En este libro se desmontan los mitos que giran alrededor de los psicofármacos, refiriéndose específicamente a los neurolépticos (antipsicóticos): «(1) Los antipsicóticos sólo se prescriben a un número reducido de personas, casi todas psicóticas. (2) Los antipsicóticos permiten la atención no hospitalaria a ancianos y discapacitados. (3) Los antipsicóticos son más eficaces que el placebo. (4) Los efectos terapéuticos compensan los efectos adversos».
Una vez más, estos «hechos» se ven contradichos por los hechos. En la actualidad, todo tipo de psicofármacos se están prescribiendo en medicina general y se recetan rutinariamente neurolépticos a niños y personas de edad, incluso preventivamente. Baste un dato: «Entre 1990 y 2000 los gastos en antidepresivos se incrementaron un 800% y en neurolépticos un 600%» , sólo en Estados Unidos. En segundo lugar han aumentado las hospitalizaciones psiquiátricas y crece el número de residencias de ancianos. En cuanto a su eficacia milagrosa para hacer desaparecer el sufrimiento, lo que consiguen los antipsicóticos es desregular la dinámica dopaminérgica produciendo efectos anticolinérgicos y extrapiramidales, con sus correlatos psíquicos -disociación, depresión, amnesia, enlentecimiento mental- y sus secuelas físicas -problemas digestivos, circulatorios, discinesia, Parkinson, demencia, deficiencia neurológica- entre otros, sin olvidar la grave drogadicción que implican. Los nuevos antipsicóticos, denominados «atípicos», son aún más peligrosos y más caros. Por supuesto, los mismos laboratorios que produjeron y comercializaron los antiguos aceptan ahora la existencia de tan graves secuelas, entonces negadas, que precisamente evitarían los nuevos.

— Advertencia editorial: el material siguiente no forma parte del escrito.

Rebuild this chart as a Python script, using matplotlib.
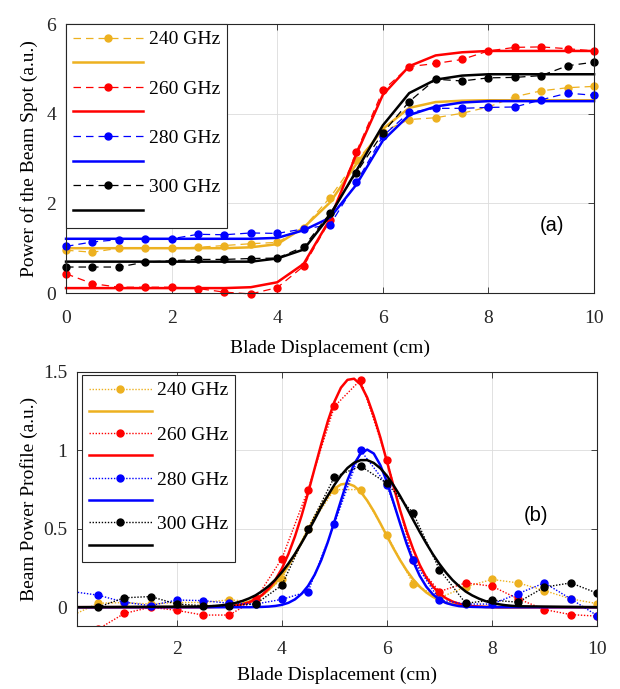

El peor efecto, sin embargo, es moral: « recetar un medicamento refuerza la idea de sufrir una enfermedad, [y así…] la idea de que los problemas que uno sufre pueden estar relacionados con la propia experiencia vital o con las circunstancias actuales tiende a desaparecer en cuanto se adopta el mensaje médico que acompaña a la píldora «. Esa irresponsabilización del sujeto respecto a sus problemas le resta autonomía y libertad, agravando el mal del loco.
Ahora bien, que el discurso biológico de la esquizofrenia no esté fundamentado sólo significa que la locura no se soluciona con medicación y que un enfoque médico dificulta su comprensión, encubriendo las causas, multifactoriales. Los aspectos psicológicos, familiares y sociales están en primer plano, y son de sentido común en un tiempo tan psicológico como el nuestro. Las múltiples formas del maltrato y el engaño, tanto en el ámbito familiar y próximo como en el económico y político, explican toda psicosis. Puede decirse que la psicosis es una estrategia defensiva.
Según entendamos la locura así serán las maneras de enfrentarla o tratarla. En este libro se pasa revista a los tratamientos psicosociales y se da fe de su efectividad con estadísticas en la mano. Las terapias dinámicas, cognitivas y sistémicas son las elegidas dentro del ámbito profesional, sin olvidar la efectividad terapéutica de los grupos de afectados, con las redes de acompañamiento que promueven. La síntesis de estos planteamientos son las comunidades terapéuticas, como Kingsley Hall (1964-72), la pionera, Soteria California (1971-83), Soteria Berna (1984- ), Turku (1967- ) -convertida en la norma del tratamiento de las psicosis en Finlandia- o el proyecto API (1992- ), de las que da noticia este libro. Entre otros efectos positivos, estos tratamientos psicosociales al menos «evitan las enfermedades neurológicas irreversibles inducidas por los neurolépticos«.
En el prólogo, D. Rowe señala que «el sufrimiento de las personas que padecen dichos trastornos no proviene sólo de las circunstancias de la vida, sino también del sistema psiquiátrico que teóricamente debería aliviarlo». Como indica el título de esta reseña, la antipsiquiatría está viva.